Prove that closed subsets of a compact set is compact. What's wrong with this proof?

Question

I understand other methods of achieving the result, but this was my first try. I'm not sure where my mistake is, if any. And yes, I realize that using the fact that $B$ is closed would help.

For a compact set $B$, let $A \subset B$ be closed. Thus for each open cover of $B$, we have $B \subset \cup_{i=1}^{n} G_i$ (NOTE: originally, I made a typo and said this was A; editted to B) for finite $n$ and open sets $G_i$. Let $U$ be an open cover for $A$, then $U \cup W$, with $W$ open, is an open cover for $B$. Since $U \cup W$ is a open cover for $B$ and $B$ is compact, then $U \cup W$ is composed of finitely many open sets. For if $U$ can be composed of an infinite number of open sets, then the union of a infinite number of open sets and an open set would mean $B$ is not compact. Thus A is compact.

Answer 1

In general, as Asaf pointed out, there are several spots that aren't very clear. That being said, I'll try my best to read between the lines and comment on claims I think you're making, and spots that I suspect you're confused.

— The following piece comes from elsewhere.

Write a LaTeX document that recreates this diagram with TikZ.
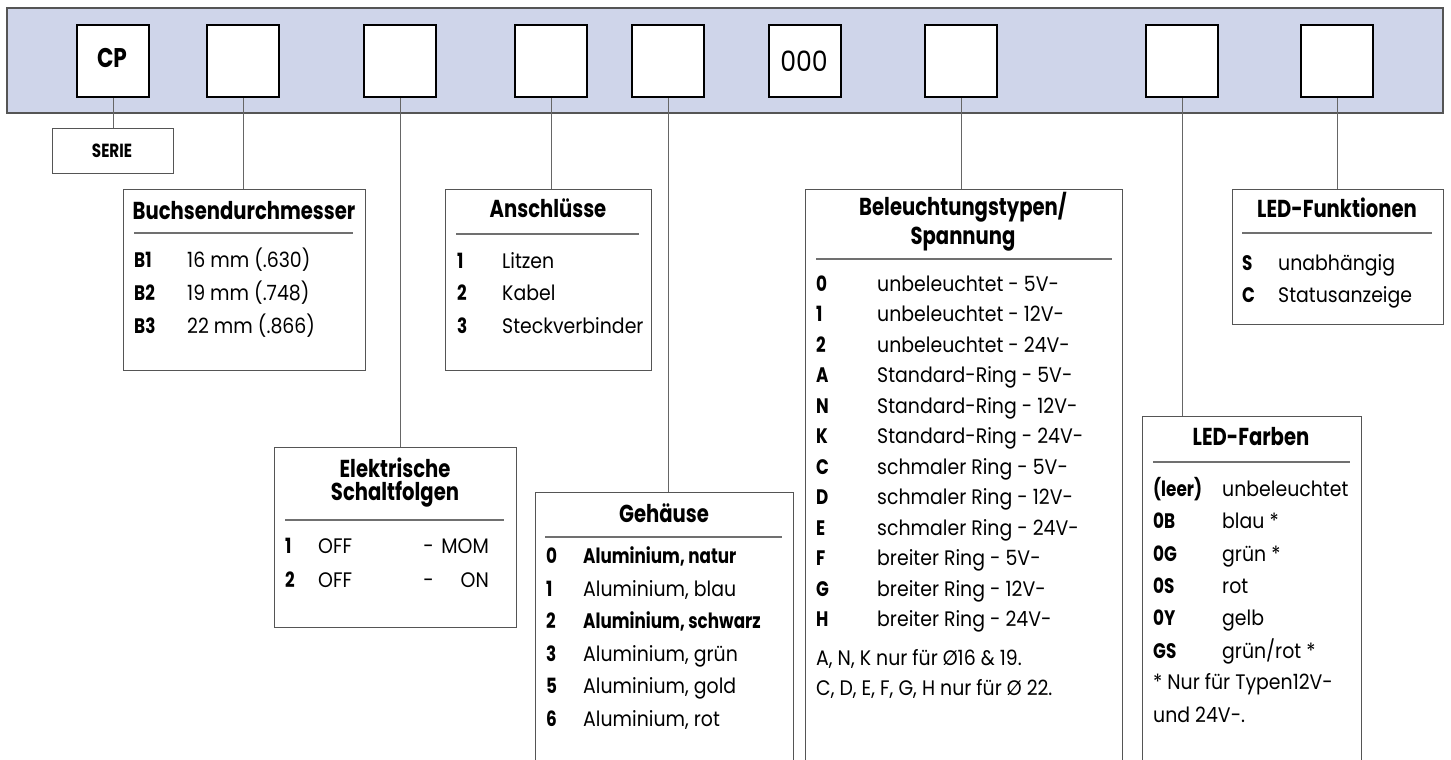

For a compact set $B$, let $A \subset B$ be closed. Thus for each open cover of $A$, we have $A \subset \cup_{i=1}^{n} G_i$ for finite $n$ and open sets $G_i$.

You're being cavalier with your $G_i$. Taken at face value, it almost seems like you've established what you want to prove: For $A$ to be compact, all you need to show is that any open cover of $A$ can be pared down to a finite open cover, and it looks like that's what you're claiming by the second sentence. Even so, it's not clear that $G_i$ are at all related to the original open cover of $A$; of course you can cover $A$ with finitely many open sets (but it needs to be proven that they can be taken from the given open cover).

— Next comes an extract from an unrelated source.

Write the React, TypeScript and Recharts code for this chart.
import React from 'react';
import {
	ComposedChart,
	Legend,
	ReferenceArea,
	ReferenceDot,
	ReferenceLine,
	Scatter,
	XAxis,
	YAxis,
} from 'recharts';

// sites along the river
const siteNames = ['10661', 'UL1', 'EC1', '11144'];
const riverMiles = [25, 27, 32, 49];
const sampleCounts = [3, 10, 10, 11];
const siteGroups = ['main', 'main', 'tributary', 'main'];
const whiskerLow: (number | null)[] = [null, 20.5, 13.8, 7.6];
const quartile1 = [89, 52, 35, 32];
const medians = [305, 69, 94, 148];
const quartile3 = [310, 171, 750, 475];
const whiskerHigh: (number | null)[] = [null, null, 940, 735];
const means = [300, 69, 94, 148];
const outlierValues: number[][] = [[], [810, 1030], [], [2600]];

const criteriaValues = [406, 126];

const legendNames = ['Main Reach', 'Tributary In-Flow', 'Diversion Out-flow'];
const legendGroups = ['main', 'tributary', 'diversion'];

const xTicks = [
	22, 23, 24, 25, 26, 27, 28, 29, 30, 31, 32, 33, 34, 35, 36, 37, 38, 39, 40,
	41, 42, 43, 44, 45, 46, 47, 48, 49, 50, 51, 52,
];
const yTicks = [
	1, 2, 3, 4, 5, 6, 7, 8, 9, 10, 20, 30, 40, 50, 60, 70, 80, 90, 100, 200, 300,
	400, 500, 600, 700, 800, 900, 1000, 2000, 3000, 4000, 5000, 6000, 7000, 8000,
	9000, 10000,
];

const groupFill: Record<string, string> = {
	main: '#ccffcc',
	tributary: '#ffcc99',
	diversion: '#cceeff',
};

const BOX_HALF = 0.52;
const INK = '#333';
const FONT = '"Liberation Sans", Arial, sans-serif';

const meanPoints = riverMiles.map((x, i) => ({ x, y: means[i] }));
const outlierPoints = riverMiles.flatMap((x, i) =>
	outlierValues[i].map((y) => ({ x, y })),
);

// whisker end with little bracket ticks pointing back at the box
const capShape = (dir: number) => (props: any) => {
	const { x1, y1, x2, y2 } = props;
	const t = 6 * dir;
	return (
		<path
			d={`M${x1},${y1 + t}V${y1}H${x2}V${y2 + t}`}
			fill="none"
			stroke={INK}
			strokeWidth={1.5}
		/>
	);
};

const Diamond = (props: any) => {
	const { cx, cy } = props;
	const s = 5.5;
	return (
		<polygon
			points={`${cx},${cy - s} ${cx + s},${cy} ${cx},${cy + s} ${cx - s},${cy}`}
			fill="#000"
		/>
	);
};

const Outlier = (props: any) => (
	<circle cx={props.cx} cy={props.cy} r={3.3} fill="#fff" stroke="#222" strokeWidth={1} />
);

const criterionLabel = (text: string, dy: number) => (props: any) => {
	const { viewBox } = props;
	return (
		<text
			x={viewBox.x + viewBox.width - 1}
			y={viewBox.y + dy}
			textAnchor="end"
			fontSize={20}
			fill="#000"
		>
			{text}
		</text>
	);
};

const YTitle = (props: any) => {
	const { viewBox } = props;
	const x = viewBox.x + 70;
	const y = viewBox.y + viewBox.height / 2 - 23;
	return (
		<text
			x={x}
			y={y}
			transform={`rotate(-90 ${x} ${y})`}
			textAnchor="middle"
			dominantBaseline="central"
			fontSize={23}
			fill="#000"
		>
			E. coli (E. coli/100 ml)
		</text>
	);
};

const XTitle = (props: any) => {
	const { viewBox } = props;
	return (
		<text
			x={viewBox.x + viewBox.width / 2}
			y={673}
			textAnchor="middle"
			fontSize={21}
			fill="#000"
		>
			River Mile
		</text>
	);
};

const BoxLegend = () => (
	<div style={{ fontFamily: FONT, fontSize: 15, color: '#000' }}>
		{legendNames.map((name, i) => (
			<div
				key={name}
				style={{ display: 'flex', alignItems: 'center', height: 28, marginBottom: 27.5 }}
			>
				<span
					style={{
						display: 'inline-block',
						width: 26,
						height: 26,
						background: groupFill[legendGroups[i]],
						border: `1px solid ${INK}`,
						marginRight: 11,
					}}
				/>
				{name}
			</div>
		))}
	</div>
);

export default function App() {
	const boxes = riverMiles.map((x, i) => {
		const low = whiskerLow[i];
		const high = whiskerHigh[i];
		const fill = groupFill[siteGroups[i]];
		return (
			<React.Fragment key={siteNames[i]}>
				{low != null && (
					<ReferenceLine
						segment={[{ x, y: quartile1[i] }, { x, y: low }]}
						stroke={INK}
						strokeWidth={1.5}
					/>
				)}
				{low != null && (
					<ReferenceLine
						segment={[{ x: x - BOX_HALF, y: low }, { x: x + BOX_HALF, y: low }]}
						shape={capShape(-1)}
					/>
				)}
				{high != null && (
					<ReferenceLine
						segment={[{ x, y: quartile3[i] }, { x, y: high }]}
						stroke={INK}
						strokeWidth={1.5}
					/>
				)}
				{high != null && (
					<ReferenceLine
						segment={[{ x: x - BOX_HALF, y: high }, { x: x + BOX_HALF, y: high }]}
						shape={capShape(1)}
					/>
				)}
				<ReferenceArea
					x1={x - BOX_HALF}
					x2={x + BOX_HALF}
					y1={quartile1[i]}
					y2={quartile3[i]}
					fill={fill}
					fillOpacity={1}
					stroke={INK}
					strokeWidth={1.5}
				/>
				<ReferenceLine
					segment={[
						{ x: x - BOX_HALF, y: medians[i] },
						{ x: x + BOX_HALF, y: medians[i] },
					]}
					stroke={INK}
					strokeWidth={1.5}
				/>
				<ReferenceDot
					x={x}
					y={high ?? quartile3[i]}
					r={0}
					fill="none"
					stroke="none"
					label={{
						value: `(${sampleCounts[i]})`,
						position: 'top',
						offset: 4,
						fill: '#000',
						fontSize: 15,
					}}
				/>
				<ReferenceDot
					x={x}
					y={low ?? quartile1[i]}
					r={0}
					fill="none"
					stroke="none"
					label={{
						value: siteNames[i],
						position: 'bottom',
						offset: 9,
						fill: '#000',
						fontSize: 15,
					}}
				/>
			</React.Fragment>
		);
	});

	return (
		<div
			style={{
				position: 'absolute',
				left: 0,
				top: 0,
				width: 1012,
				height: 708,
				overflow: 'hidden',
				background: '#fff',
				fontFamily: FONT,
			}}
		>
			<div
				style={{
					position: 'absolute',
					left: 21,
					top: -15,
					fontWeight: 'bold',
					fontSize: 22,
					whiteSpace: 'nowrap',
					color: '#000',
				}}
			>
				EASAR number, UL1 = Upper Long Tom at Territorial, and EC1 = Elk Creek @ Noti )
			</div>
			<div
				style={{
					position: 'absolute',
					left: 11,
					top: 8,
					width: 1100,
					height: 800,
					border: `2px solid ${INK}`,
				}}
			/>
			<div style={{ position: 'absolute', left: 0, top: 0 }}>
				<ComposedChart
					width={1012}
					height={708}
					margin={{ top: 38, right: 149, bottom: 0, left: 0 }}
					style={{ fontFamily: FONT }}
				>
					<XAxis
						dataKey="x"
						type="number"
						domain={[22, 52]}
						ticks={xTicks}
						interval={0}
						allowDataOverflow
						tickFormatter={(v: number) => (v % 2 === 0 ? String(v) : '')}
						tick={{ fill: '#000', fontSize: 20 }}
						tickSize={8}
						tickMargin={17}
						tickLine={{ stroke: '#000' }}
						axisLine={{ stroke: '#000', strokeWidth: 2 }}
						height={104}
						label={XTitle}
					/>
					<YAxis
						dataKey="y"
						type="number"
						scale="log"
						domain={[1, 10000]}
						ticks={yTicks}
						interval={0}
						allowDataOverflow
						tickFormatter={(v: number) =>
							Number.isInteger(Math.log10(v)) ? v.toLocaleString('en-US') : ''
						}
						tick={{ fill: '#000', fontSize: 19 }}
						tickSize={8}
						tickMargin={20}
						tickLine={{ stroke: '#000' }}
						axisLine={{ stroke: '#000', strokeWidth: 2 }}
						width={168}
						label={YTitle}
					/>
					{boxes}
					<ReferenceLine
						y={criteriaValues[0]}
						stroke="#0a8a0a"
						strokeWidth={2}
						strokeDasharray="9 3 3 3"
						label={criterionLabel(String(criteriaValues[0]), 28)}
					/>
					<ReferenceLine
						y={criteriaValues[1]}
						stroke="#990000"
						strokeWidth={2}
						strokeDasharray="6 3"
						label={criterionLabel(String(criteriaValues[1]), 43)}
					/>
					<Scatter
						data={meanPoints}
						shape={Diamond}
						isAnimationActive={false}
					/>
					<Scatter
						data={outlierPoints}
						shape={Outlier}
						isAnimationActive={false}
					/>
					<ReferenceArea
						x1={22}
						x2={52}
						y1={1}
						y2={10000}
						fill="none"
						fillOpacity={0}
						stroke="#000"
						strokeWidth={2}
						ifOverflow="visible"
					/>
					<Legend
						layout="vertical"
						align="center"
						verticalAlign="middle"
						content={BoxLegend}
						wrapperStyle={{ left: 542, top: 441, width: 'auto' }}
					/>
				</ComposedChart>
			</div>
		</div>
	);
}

Let $U$ be an open cover for $A$, then $U \cup W$, with $W$ open, is an open cover for $B$. Since $U \cup W$ is a open cover for $B$ and $B$ is compact, then $U \cup W$ is composed of finitely many open sets.

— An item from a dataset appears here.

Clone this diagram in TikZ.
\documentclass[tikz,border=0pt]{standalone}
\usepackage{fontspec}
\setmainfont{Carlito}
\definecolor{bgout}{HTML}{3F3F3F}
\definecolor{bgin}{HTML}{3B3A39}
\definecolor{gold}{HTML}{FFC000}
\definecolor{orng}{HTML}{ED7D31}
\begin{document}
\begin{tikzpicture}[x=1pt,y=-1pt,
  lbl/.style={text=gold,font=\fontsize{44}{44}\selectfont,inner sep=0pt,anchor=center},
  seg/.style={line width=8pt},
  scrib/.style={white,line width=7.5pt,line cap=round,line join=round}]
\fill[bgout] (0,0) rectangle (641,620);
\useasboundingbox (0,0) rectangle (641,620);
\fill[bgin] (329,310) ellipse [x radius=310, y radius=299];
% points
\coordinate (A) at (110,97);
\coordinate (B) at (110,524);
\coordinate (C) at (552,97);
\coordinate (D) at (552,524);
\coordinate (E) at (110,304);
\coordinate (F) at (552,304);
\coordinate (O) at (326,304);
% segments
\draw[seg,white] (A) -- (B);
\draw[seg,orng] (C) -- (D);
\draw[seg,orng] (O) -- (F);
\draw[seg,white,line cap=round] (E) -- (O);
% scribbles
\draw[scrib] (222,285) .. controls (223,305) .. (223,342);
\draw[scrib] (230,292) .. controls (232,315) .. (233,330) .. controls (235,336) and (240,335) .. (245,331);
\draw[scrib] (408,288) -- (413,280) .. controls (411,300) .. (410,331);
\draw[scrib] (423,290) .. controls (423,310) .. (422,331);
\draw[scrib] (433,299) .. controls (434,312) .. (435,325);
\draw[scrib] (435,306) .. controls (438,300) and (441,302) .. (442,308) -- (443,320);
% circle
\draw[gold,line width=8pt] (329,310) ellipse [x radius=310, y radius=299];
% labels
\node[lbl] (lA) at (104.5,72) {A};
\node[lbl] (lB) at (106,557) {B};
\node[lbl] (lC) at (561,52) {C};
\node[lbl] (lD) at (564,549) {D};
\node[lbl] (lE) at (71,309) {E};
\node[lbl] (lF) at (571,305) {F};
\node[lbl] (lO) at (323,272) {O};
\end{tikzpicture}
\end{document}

Again: To be compact means that any open cover has a finite open subcover; that only finitely many sets are necessary. It doesn't mean that every open cover of a compact set has only finitely many sets (just that we can throw a bunch away while keeping the set covered).

For if $U$ can be composed of an infinite number of open sets, then the union of a infinite number of open sets and an open set would mean $B$ is not compact. Thus A is compact.

Overall it seems like your argument was "If $A$ is covered by infinitely many open sets, then expanding this to a cover of $B$ must be contain infinitely many sets as well, contradiction." But this isn't a contradiction, it's just a fact! For a contradiction, you would need to show that the expanded open cover of $B$ couldn't be pared down to contain only finitely many of its constituent sets.

Answer 2

It's not clear at all what is $W$. And is $U$ an open set, or a collection or open sets? It says one thing, but it seems to treat it as the other.

Finally, and most importantly, you didn't prove that every open cover of $A$ has a finite subcover. For this you need to take an arbitrary open cover, and produce a finite subcover. One good way to do that is to recall that $B\setminus A$ is open.